__Stated task__
Without the pictures, return all of the material exactly as written.

+---+

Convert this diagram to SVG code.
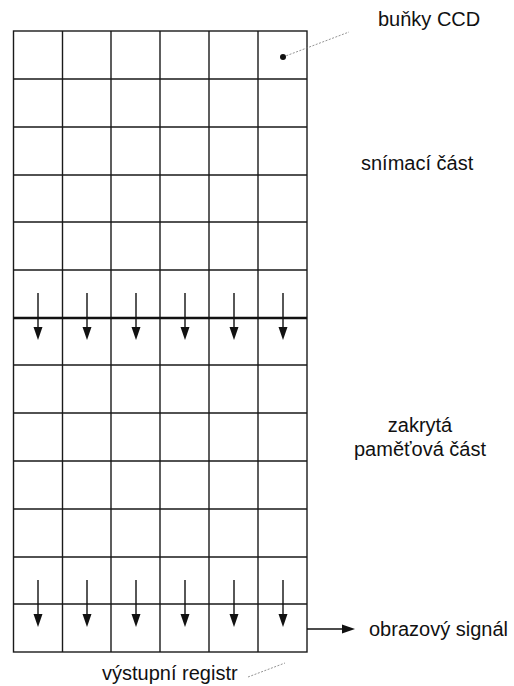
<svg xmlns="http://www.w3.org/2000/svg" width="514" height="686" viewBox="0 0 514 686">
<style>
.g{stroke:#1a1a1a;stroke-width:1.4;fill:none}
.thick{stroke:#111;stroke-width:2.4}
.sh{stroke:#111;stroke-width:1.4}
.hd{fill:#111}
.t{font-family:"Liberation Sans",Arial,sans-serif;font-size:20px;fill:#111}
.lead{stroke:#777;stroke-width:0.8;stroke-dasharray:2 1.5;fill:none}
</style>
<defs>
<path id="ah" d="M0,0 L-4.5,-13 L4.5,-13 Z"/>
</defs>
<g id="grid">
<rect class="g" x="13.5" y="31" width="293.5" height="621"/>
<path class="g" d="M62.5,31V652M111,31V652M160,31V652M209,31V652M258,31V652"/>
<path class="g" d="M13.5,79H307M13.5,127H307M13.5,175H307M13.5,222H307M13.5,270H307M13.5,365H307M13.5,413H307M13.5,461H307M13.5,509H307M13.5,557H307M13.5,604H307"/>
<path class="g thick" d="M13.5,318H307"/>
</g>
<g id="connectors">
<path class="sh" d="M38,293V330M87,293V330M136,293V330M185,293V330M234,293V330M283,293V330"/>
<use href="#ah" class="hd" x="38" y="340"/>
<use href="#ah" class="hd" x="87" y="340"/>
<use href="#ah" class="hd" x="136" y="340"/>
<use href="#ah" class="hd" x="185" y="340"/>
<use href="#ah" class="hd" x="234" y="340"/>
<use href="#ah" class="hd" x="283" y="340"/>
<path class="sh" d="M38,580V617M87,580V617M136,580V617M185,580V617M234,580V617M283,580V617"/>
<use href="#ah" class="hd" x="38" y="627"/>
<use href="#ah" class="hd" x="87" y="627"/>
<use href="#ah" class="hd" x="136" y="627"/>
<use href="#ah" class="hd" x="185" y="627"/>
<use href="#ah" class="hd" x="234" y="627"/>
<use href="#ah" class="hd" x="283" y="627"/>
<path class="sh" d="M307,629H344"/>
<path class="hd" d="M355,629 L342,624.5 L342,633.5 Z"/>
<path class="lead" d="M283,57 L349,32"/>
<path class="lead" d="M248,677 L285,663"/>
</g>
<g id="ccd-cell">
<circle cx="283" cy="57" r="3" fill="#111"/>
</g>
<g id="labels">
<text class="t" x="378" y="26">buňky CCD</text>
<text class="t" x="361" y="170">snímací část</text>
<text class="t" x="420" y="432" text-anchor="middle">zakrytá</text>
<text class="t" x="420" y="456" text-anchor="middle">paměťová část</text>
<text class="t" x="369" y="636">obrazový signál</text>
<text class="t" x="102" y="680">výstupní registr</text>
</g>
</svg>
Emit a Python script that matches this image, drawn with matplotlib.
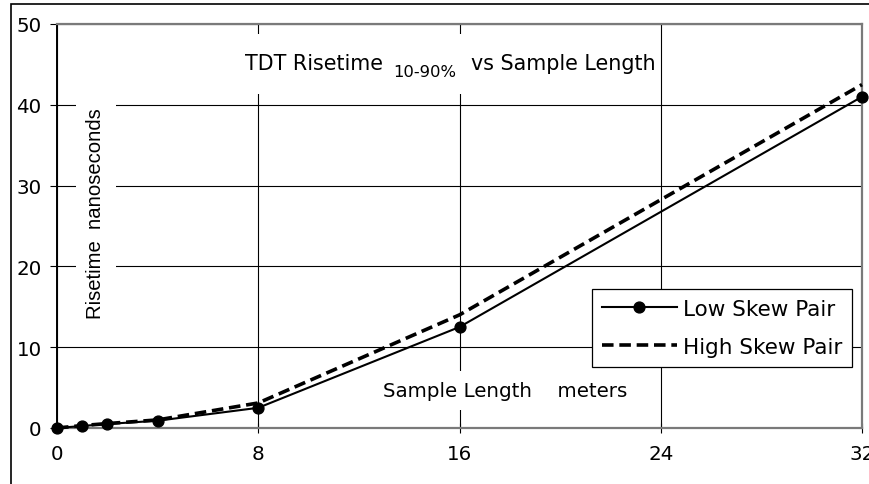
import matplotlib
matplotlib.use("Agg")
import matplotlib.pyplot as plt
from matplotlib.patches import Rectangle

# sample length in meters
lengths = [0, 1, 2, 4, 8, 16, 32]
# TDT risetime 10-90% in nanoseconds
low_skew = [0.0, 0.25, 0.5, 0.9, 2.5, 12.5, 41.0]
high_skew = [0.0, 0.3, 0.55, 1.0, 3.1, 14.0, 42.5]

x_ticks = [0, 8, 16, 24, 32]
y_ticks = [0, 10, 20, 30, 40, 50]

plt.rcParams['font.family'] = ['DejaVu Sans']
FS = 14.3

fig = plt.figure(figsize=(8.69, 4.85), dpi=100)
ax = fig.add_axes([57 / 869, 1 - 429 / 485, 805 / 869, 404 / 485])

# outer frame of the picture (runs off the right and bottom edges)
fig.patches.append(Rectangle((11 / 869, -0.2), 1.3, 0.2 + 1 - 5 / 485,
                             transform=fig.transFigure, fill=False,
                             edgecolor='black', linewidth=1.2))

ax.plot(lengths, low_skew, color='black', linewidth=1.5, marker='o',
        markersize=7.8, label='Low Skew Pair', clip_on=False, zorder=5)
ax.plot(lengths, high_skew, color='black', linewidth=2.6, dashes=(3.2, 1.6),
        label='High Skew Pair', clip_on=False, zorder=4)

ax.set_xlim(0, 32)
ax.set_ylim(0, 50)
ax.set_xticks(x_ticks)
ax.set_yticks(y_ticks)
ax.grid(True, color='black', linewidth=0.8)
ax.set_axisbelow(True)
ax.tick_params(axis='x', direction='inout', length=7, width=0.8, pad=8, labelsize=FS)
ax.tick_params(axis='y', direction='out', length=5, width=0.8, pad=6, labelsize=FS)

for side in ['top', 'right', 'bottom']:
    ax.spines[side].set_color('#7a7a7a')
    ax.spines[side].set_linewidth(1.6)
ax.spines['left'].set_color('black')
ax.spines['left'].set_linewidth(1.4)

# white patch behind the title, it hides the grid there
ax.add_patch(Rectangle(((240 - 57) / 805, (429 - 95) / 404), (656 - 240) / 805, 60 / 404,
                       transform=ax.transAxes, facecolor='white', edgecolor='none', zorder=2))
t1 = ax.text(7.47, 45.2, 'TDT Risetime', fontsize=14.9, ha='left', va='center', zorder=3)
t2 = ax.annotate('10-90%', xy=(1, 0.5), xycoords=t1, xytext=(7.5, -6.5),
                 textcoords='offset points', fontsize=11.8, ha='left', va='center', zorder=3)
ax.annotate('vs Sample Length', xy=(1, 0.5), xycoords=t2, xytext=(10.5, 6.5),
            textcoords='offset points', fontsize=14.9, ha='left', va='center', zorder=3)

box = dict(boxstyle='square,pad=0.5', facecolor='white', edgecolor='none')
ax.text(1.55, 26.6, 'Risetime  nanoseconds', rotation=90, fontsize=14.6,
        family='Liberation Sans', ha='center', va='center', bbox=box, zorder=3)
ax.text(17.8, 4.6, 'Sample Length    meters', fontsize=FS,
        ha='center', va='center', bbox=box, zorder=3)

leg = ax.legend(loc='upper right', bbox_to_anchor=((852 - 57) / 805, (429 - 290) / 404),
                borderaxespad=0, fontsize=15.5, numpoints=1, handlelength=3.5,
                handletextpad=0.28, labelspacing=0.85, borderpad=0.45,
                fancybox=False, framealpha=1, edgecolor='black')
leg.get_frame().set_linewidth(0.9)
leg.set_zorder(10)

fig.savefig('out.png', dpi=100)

+---+

__Result below__
Convert this diagram to SVG code.
<svg xmlns="http://www.w3.org/2000/svg" width="514" height="686" viewBox="0 0 514 686">
<style>
.g{stroke:#1a1a1a;stroke-width:1.4;fill:none}
.thick{stroke:#111;stroke-width:2.4}
.sh{stroke:#111;stroke-width:1.4}
.hd{fill:#111}
.t{font-family:"Liberation Sans",Arial,sans-serif;font-size:20px;fill:#111}
.lead{stroke:#777;stroke-width:0.8;stroke-dasharray:2 1.5;fill:none}
</style>
<defs>
<path id="ah" d="M0,0 L-4.5,-13 L4.5,-13 Z"/>
</defs>
<g id="grid">
<rect class="g" x="13.5" y="31" width="293.5" height="621"/>
<path class="g" d="M62.5,31V652M111,31V652M160,31V652M209,31V652M258,31V652"/>
<path class="g" d="M13.5,79H307M13.5,127H307M13.5,175H307M13.5,222H307M13.5,270H307M13.5,365H307M13.5,413H307M13.5,461H307M13.5,509H307M13.5,557H307M13.5,604H307"/>
<path class="g thick" d="M13.5,318H307"/>
</g>
<g id="connectors">
<path class="sh" d="M38,293V330M87,293V330M136,293V330M185,293V330M234,293V330M283,293V330"/>
<use href="#ah" class="hd" x="38" y="340"/>
<use href="#ah" class="hd" x="87" y="340"/>
<use href="#ah" class="hd" x="136" y="340"/>
<use href="#ah" class="hd" x="185" y="340"/>
<use href="#ah" class="hd" x="234" y="340"/>
<use href="#ah" class="hd" x="283" y="340"/>
<path class="sh" d="M38,580V617M87,580V617M136,580V617M185,580V617M234,580V617M283,580V617"/>
<use href="#ah" class="hd" x="38" y="627"/>
<use href="#ah" class="hd" x="87" y="627"/>
<use href="#ah" class="hd" x="136" y="627"/>
<use href="#ah" class="hd" x="185" y="627"/>
<use href="#ah" class="hd" x="234" y="627"/>
<use href="#ah" class="hd" x="283" y="627"/>
<path class="sh" d="M307,629H344"/>
<path class="hd" d="M355,629 L342,624.5 L342,633.5 Z"/>
<path class="lead" d="M283,57 L349,32"/>
<path class="lead" d="M248,677 L285,663"/>
</g>
<g id="ccd-cell">
<circle cx="283" cy="57" r="3" fill="#111"/>
</g>
<g id="labels">
<text class="t" x="378" y="26">buňky CCD</text>
<text class="t" x="361" y="170">snímací část</text>
<text class="t" x="420" y="432" text-anchor="middle">zakrytá</text>
<text class="t" x="420" y="456" text-anchor="middle">paměťová část</text>
<text class="t" x="369" y="636">obrazový signál</text>
<text class="t" x="102" y="680">výstupní registr</text>
</g>
</svg>
Emit a Python script that matches this image, drawn with matplotlib.
import matplotlib
matplotlib.use("Agg")
import matplotlib.pyplot as plt
from matplotlib.patches import Rectangle

# sample length in meters
lengths = [0, 1, 2, 4, 8, 16, 32]
# TDT risetime 10-90% in nanoseconds
low_skew = [0.0, 0.25, 0.5, 0.9, 2.5, 12.5, 41.0]
high_skew = [0.0, 0.3, 0.55, 1.0, 3.1, 14.0, 42.5]

x_ticks = [0, 8, 16, 24, 32]
y_ticks = [0, 10, 20, 30, 40, 50]

plt.rcParams['font.family'] = ['DejaVu Sans']
FS = 14.3

fig = plt.figure(figsize=(8.69, 4.85), dpi=100)
ax = fig.add_axes([57 / 869, 1 - 429 / 485, 805 / 869, 404 / 485])

# outer frame of the picture (runs off the right and bottom edges)
fig.patches.append(Rectangle((11 / 869, -0.2), 1.3, 0.2 + 1 - 5 / 485,
                             transform=fig.transFigure, fill=False,
                             edgecolor='black', linewidth=1.2))

ax.plot(lengths, low_skew, color='black', linewidth=1.5, marker='o',
        markersize=7.8, label='Low Skew Pair', clip_on=False, zorder=5)
ax.plot(lengths, high_skew, color='black', linewidth=2.6, dashes=(3.2, 1.6),
        label='High Skew Pair', clip_on=False, zorder=4)

ax.set_xlim(0, 32)
ax.set_ylim(0, 50)
ax.set_xticks(x_ticks)
ax.set_yticks(y_ticks)
ax.grid(True, color='black', linewidth=0.8)
ax.set_axisbelow(True)
ax.tick_params(axis='x', direction='inout', length=7, width=0.8, pad=8, labelsize=FS)
ax.tick_params(axis='y', direction='out', length=5, width=0.8, pad=6, labelsize=FS)

for side in ['top', 'right', 'bottom']:
    ax.spines[side].set_color('#7a7a7a')
    ax.spines[side].set_linewidth(1.6)
ax.spines['left'].set_color('black')
ax.spines['left'].set_linewidth(1.4)

# white patch behind the title, it hides the grid there
ax.add_patch(Rectangle(((240 - 57) / 805, (429 - 95) / 404), (656 - 240) / 805, 60 / 404,
                       transform=ax.transAxes, facecolor='white', edgecolor='none', zorder=2))
t1 = ax.text(7.47, 45.2, 'TDT Risetime', fontsize=14.9, ha='left', va='center', zorder=3)
t2 = ax.annotate('10-90%', xy=(1, 0.5), xycoords=t1, xytext=(7.5, -6.5),
                 textcoords='offset points', fontsize=11.8, ha='left', va='center', zorder=3)
ax.annotate('vs Sample Length', xy=(1, 0.5), xycoords=t2, xytext=(10.5, 6.5),
            textcoords='offset points', fontsize=14.9, ha='left', va='center', zorder=3)

box = dict(boxstyle='square,pad=0.5', facecolor='white', edgecolor='none')
ax.text(1.55, 26.6, 'Risetime  nanoseconds', rotation=90, fontsize=14.6,
        family='Liberation Sans', ha='center', va='center', bbox=box, zorder=3)
ax.text(17.8, 4.6, 'Sample Length    meters', fontsize=FS,
        ha='center', va='center', bbox=box, zorder=3)

leg = ax.legend(loc='upper right', bbox_to_anchor=((852 - 57) / 805, (429 - 290) / 404),
                borderaxespad=0, fontsize=15.5, numpoints=1, handlelength=3.5,
                handletextpad=0.28, labelspacing=0.85, borderpad=0.45,
                fancybox=False, framealpha=1, edgecolor='black')
leg.get_frame().set_linewidth(0.9)
leg.set_zorder(10)

fig.savefig('out.png', dpi=100)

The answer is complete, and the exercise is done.